VC: It was pretty amazing. It was great that Helgi chose Ibsen's House, especially to take to New York. To me that was a great honor. And whenever he tours my work, I think it's great, 'cause it's important to have your work seen beyond the West Coast. Sometimes you feel isolated, but being also part of the New Works Festival, a lot of people came from all over the world to see this, so the exposure for me was amazing; it was a little daunting but I mean, I've got a lot of work for it from artistic directors who have never seen my work before, so it's served many purposes. Again, it's so important to have your work seen.
BACKSTAGE: What's next for you? What projects are you working on?
Val: I'm working on a new Nutcracker for Louisville Ballet. I have a Nutcracker ongoing for Cincinnati Ballet for the past nine years but this is a totally different version, it's in production and opens in December 2009; new work for Tulsa Ballet, for Pacific Northwest Ballet coming up. A lot of revivals: I'm leaving March for two months working with five different ballets in five different companies-so it's great; and I'm able to travel and work.

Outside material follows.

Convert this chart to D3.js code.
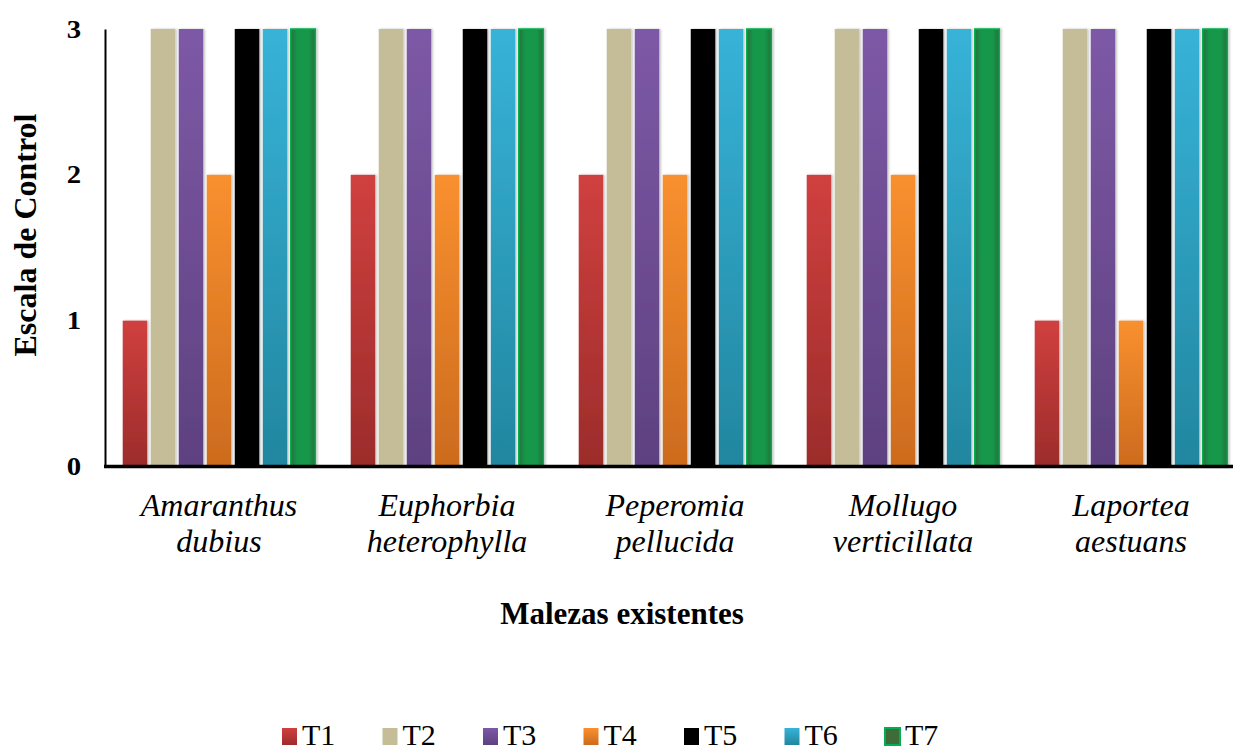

BACKSTAGE: That's great. So audiences can see you in Tomasson's Swan Lake across the street? Tell us a little bit about the production.
VC: Well the production is wonderful. It's great to see a new vision of this Swan Lake where designers who have not worked with dance before-so they have a whole different viewpoint and they bring a lot of new ideas to the table. So it's interesting to see Helgi working with these designers and the new concept and it's very exciting.